Exploring the Dataset
Here we will format the dataset \((x_i, y_i)\) so we can explore! First, we need to open our data set and read it into pandas DataFrames.
Challenge
- Define an empty dictionary
DataFrames_ttZ
to hold your ttZ dataframes. This is similar toDataFrames
in the ‘Data Discussion’ lesson.- Loop over
samples_ttZ
and read the csv files in ‘/kaggle/input/ttz-csv/’ intoDataFrames_ttZ
. This is similar to reading the csv files in the ‘Data Discussion’ lesson.Solution
# get data from files DataFrames_ttZ = {} # define empty dictionary to hold dataframes for s in samples_ttZ: # loop over samples DataFrames_ttZ[s] = pd.read_csv('/kaggle/input/ttz-csv/'+s+".csv") # read .csv file
We’ve already cleaned up this dataset for you and calculated some interesting features, so that you can dive straight into machine learning!
In the ATLAS published paper studying this process, there are 17 variables used in their machine learning algorithms.
Imagine having to separately optimise these 17 variables! Not to mention that applying a cut on one variable could change the distribution of another, which would mean you’d have to re-optimise… Nightmare.
This is where a machine learning model can come to the rescue. A machine learning model can optimise all variables at the same time.
A machine learning model not only optimises cuts, but can find correlations in many dimensions that will give better signal/background classification than individual cuts ever could.
That’s the end of the introduction to why one might want to use a machine learning model.
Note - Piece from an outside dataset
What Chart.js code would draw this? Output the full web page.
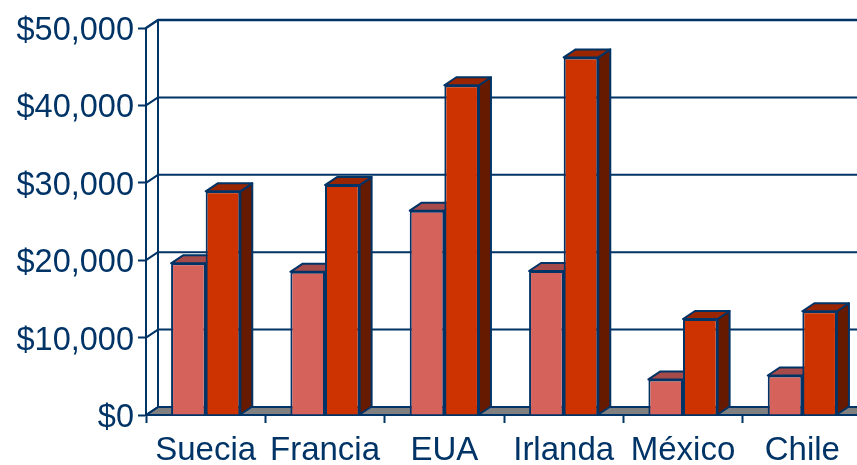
<!DOCTYPE html>
<html>
<head>
<meta charset="utf-8">
<style>
html, body { margin: 0; padding: 0; width: 857px; height: 465px; overflow: hidden; background: #fff; }
canvas { display: block; }
</style>
<script src="https://cdn.jsdelivr.net/npm/chart.js@4/dist/chart.umd.min.js"></script>
</head>
<body>
<canvas id="chart" width="862" height="465"></canvas>
<script>
const categories = ['Suecia', 'Francia', 'EUA', 'Irlanda', 'México', 'Chile'];
const lightValues = [19600, 18500, 26400, 18600, 4600, 5100];
const darkValues = [28900, 29700, 42600, 46200, 12400, 13400];
const yTicks = [0, 10000, 20000, 30000, 40000, 50000];

const navy = '#003366';
const depthX = 12;
const depthY = 8;

function poly(c, pts, fill, stroke, width) {
    c.beginPath();
    pts.forEach((p, i) => i ? c.lineTo(p[0], p[1]) : c.moveTo(p[0], p[1]));
    c.closePath();
    if (fill) {
        c.fillStyle = fill;
        c.fill();
    }
    if (stroke) {
        c.strokeStyle = stroke;
        c.lineWidth = width;
        c.stroke();
    }
}

// fake 3D: back wall, floor and the bar sides, all placed from the scales
const depthPlugin = {
    id: 'depth',
    beforeDatasetsDraw(chart) {
        const c = chart.ctx;
        const area = chart.chartArea;
        const y = chart.scales.y;
        c.save();
        c.lineJoin = 'round';

        poly(c, [
            [area.left, area.bottom],
            [area.left + depthX, area.bottom - depthY],
            [area.right + depthX, area.bottom - depthY],
            [area.right, area.bottom]
        ], '#808080', navy, 2);

        c.strokeStyle = navy;
        yTicks.forEach(v => {
            const py = y.getPixelForValue(v);
            c.lineWidth = v === 50000 ? 2.5 : 2;
            c.beginPath();
            c.moveTo(area.left, py);
            c.lineTo(area.left + depthX, py - depthY);
            c.lineTo(area.right + depthX, py - depthY);
            c.stroke();
        });
        c.lineWidth = 2;
        c.beginPath();
        c.moveTo(area.left + depthX, y.getPixelForValue(50000) - depthY);
        c.lineTo(area.left + depthX, area.bottom - depthY);
        c.stroke();

        const shades = [
            { top: '#A64B4A', side: '#7A3533' },
            { top: '#992600', side: '#661A00' }
        ];
        [0, 1].forEach(d => {
            chart.getDatasetMeta(d).data.forEach(bar => {
                const half = bar.width / 2;
                const l = bar.x - half;
                const r = bar.x + half;
                poly(c, [
                    [r, bar.y], [r + depthX, bar.y - depthY],
                    [r + depthX, bar.base - depthY], [r, bar.base]
                ], shades[d].side, navy, 2);
                poly(c, [
                    [l, bar.y], [l + depthX, bar.y - depthY],
                    [r + depthX, bar.y - depthY], [r, bar.y]
                ], shades[d].top, navy, 2);
            });
        });
        c.restore();
    }
};

new Chart(document.getElementById('chart').getContext('2d'), {
    type: 'bar',
    data: {
        labels: categories,
        datasets: [
            {
                data: lightValues,
                backgroundColor: '#D6625C',
                borderColor: navy,
                borderWidth: 2,
                categoryPercentage: 0.58,
                barPercentage: 1
            },
            {
                data: darkValues,
                backgroundColor: '#CC3300',
                borderColor: navy,
                borderWidth: 2,
                categoryPercentage: 0.58,
                barPercentage: 1
            }
        ]
    },
    options: {
        responsive: false,
        animation: false,
        layout: { padding: { top: 28, right: 0, bottom: 0, left: 0 } },
        plugins: {
            legend: { display: false },
            title: { display: false },
            tooltip: { enabled: false }
        },
        scales: {
            x: {
                afterFit: scale => { scale.height = 50; },
                border: { color: navy, width: 2 },
                grid: { drawOnChartArea: false, drawTicks: true, tickLength: 8, tickWidth: 2, tickColor: navy },
                ticks: {
                    color: navy,
                    padding: 8,
                    maxRotation: 0,
                    autoSkip: false,
                    font: { family: '"Liberation Sans", Arial, sans-serif', size: 33 }
                }
            },
            y: {
                min: 0,
                max: 50000,
                afterFit: scale => { scale.width = 146; },
                border: { color: navy, width: 2 },
                grid: { drawOnChartArea: false, drawTicks: true, tickLength: 8, tickWidth: 2, tickColor: navy },
                ticks: {
                    color: navy,
                    padding: 4,
                    stepSize: 10000,
                    labelOffset: 3,
                    font: { family: '"Liberation Sans", Arial, sans-serif', size: 32.5 },
                    callback: v => '$' + v.toLocaleString('en-US')
                }
            }
        }
    },
    plugins: [depthPlugin]
});
</script>
</body>
</html>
If you’d like to try using one, just keep reading!
Data Preprocessing
Format the data for machine learning
It’s almost time to build a machine learning model!
Challenge
First create a list
ML_inputs_ttZ
of variables ‘pt4_jet’,’pt6_jet’,’dRll’,’NJetPairsZMass’,’Nmbjj_top’,’MbbPtOrd’,’HT_jet6’,’dRbb’ to use in our machine learning model. (You can add the other variables in later). This is similar toML_inputs
in the ‘Data Preprocessing’ lesson.Solution
ML_inputs_ttZ = ['pt4_jet','pt6_jet','dRll','NJetPairsZMass','Nmbjj_top','MbbPtOrd','HT_jet6','dRbb'] # list of features for ML model
Definitions of these variables can be found in the ATLAS published paper studying this process.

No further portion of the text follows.